The specific theological debate at the heart of the play stems from the stringent vow of poverty taken by the Franciscan Friars Minor, whose entire order commits to “hold no property privately nor communally, but merely use those objects necessary for sustenance”: usus, the right of use, versus dominium, ownership and consumption. Pope John XXII has now decreed that their obedience to the church is more virtuous than their poverty–essentially, that there is no such thing as usus. The friars are forced to grapple with the question of whether obedience to their earthly authority can conflict with obedience to their God and their conscience. Can they quibble with the pope’s orders and still honor Christ? Does papal infallibility lie in the person or the office? And what should they do now?

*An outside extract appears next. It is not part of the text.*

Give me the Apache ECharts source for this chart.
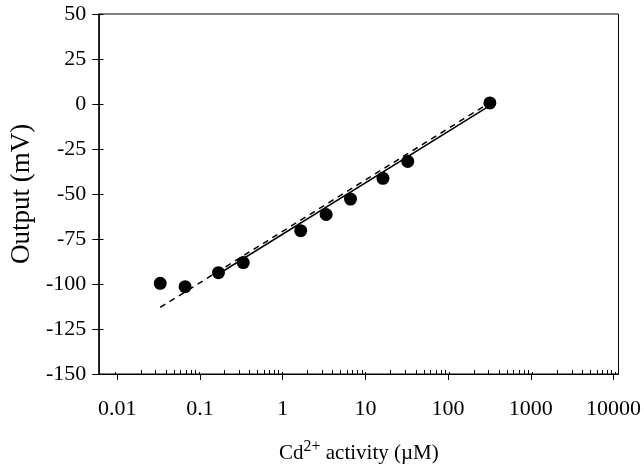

These six Franciscan friars—in addition to Giles, Matteo, and Paul, there’s the scribe Brother Bernard (Ugo Chukwu), the new novitiate JP (Annie Fang), and Ambrose, who’s taken a vow of silence (Mary Lou Rosato)—have followed their principles to a point where they may constitute heresy. Despite that vow of poverty—to own nothing, and only use what they must—the new pope is trying to force them into, essentially, early capitalism. It upsets their worldview enough that they are drafting a bull, a “clap back” to the pope’s decree. In so doing, they creep ever closer to heresy–a heresy for which the brothers are (mostly) willing to pay with their lives. The stakes could not be higher: recant or die. And the still, simple moment at the end where, even after a shared oration that begins “everything is fart-filled crap,” the monks individually offer their gratitude to their lord, does register. I just wish one layer of frill had been pared off.

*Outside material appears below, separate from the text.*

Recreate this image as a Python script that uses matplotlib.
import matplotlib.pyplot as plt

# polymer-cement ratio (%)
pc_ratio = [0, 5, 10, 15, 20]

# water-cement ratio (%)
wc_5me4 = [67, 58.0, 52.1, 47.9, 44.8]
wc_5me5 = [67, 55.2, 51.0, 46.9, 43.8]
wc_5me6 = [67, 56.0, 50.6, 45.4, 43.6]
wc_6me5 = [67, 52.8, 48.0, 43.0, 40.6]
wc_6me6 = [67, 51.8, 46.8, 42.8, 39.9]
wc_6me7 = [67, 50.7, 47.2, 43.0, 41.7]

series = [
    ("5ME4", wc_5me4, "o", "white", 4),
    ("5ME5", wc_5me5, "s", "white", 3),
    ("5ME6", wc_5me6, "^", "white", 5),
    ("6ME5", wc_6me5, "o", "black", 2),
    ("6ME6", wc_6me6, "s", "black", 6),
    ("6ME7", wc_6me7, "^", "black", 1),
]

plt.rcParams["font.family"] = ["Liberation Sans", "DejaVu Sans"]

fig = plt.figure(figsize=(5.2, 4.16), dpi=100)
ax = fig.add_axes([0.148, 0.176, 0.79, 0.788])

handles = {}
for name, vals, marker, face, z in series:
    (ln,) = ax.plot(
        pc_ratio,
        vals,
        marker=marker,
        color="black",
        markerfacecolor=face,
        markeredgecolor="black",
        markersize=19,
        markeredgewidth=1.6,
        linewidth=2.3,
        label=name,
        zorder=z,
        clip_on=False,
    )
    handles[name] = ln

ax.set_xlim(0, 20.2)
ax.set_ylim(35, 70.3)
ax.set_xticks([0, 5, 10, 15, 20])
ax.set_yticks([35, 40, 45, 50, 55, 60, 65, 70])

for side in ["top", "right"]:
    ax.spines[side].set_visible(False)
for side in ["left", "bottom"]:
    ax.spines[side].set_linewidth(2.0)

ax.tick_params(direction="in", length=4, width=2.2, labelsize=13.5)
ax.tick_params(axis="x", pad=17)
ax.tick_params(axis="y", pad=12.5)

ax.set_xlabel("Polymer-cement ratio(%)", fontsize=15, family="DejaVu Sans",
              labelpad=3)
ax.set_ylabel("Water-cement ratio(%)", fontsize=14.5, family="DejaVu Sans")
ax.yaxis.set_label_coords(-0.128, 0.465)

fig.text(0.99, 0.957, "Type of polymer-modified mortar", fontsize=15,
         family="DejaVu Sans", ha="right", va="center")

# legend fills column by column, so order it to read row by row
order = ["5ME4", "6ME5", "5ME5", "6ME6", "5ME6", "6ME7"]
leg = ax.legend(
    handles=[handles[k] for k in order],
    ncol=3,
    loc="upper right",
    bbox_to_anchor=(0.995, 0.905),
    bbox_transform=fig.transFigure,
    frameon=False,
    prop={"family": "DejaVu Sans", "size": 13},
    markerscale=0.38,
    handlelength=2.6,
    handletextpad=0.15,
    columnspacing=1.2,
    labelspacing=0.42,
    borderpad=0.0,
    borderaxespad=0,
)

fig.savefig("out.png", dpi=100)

Of course, because Summerworks has the highest of production standards, it looks gorgeous, is cast exceptionally, and moves like a dream. The visual elements are simple but on point: Yi-Hsuan (Ant) Ma’s set recalls both adobe and ancient stones, with pops of color and a staircase to nowhere at one side. Phương Nguyễn dresses the monks in elegant neutrals that inhabit the space naturally. Marika Kent’s lighting brings a rich sense of the cycles of the monastic day, with Carsen Joenk’s sound a subtle counterpoint.

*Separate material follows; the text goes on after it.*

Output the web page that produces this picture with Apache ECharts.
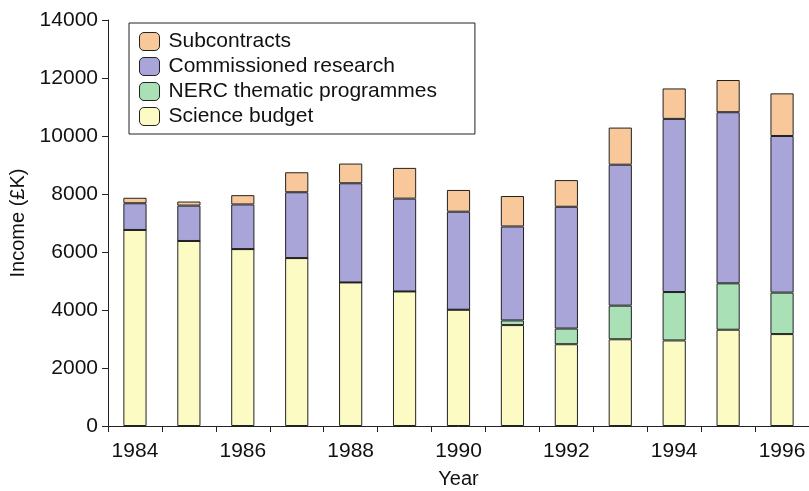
<!DOCTYPE html>
<html><head><meta charset="utf-8">
<script src="https://cdn.jsdelivr.net/npm/echarts@6/dist/echarts.min.js"></script>
<style>html,body{margin:0;padding:0;background:#fff}#c{width:809px;height:491px}</style>
</head><body><div id="c"></div>
<script>
const years = ['1984','1985','1986','1987','1988','1989','1990','1991','1992','1993','1994','1995','1996'];
const scienceBudget = [6760,6380,6100,5790,4950,4640,4010,3480,2820,2990,2950,3320,3170];
const nercThematic = [0,0,0,0,0,0,0,160,540,1160,1670,1600,1430];
const commissioned = [920,1220,1540,2270,3420,3200,3380,3240,4200,4860,5970,5900,5400];
const subcontracts = [190,140,320,690,680,1060,750,1050,920,1280,1050,1110,1470];
const yTicks = [0,2000,4000,6000,8000,10000,12000,14000];

const font = 'Liberation Sans, Arial, Helvetica, sans-serif';
const chart = echarts.init(document.getElementById('c'));
function ser(name, data, color){
  return {name, type:'bar', stack:'t', data, barWidth:'43%',
    itemStyle:{color, borderColor:'#222', borderWidth:1}};
}
chart.setOption({
  animation:false,
  grid:{left:108, right:0, top:20, bottom:65, containLabel:false, outerBoundsMode:'none'},
  legend:{
    orient:'vertical', left:129, top:23,
    data:['Subcontracts','Commissioned research','NERC thematic programmes','Science budget'],
    borderColor:'#222', borderWidth:1, padding:[8,38,7,10],
    itemWidth:20, itemHeight:18, itemGap:4,
    textStyle:{fontFamily:font, fontSize:21, color:'#111', padding:[0,0,0,4]},
    itemStyle:{borderColor:'#222', borderWidth:1}
  },
  xAxis:{
    type:'category', data:years,
    name:'Year', nameLocation:'middle', nameGap:43,
    nameTextStyle:{fontFamily:font, fontSize:20, color:'#111'},
    axisLine:{lineStyle:{color:'#222', width:1}},
    axisTick:{show:true, interval:0, alignWithLabel:false, length:6, lineStyle:{color:'#222'}},
    axisLabel:{interval:1, fontFamily:font, fontSize:21, color:'#111', margin:15}
  },
  yAxis:{
    type:'value', min:yTicks[0], max:yTicks[yTicks.length-1], interval:2000,
    name:'Income (£K)', nameLocation:'middle', nameGap:78,
    nameTextStyle:{fontFamily:font, fontSize:20, color:'#111'},
    axisLine:{show:true, lineStyle:{color:'#222', width:1}},
    axisTick:{show:true, length:6, lineStyle:{color:'#222'}},
    splitLine:{show:false},
    axisLabel:{fontFamily:font, fontSize:21, color:'#111', margin:10, formatter:v=>String(v)}
  },
  series:[
    ser('Science budget', scienceBudget, '#fdfbc4'),
    ser('NERC thematic programmes', nercThematic, '#a9e0b5'),
    ser('Commissioned research', commissioned, '#aaa5d8'),
    ser('Subcontracts', subcontracts, '#f8c89a')
  ]
});
</script></body></html>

Director Emma Miller lets the actors’ natural diction guide the rhythms, so we learn character by how each one speaks as much as by what they say. The play is a swift 65 minutes, but she lets its quiet moments linger. The performances are sound across the board as well; Finn and Greenspan in particular balance the silliness and the gravitas with an estimable lightness of touch. Schneider, too, commits fully to the divergent styles required to handle the whole.
There’s a lot to value here–it just feels a little overdressed. I very much liked Adamson’s earlier The Straights, which matched this kind of arch tone with more genuine-feeling human beings. Here, the monks and particularly Latin X tip too far toward the abstract, and rather than illuminating the genuine tragedy at the heart of the play, the stylization seems to mock it.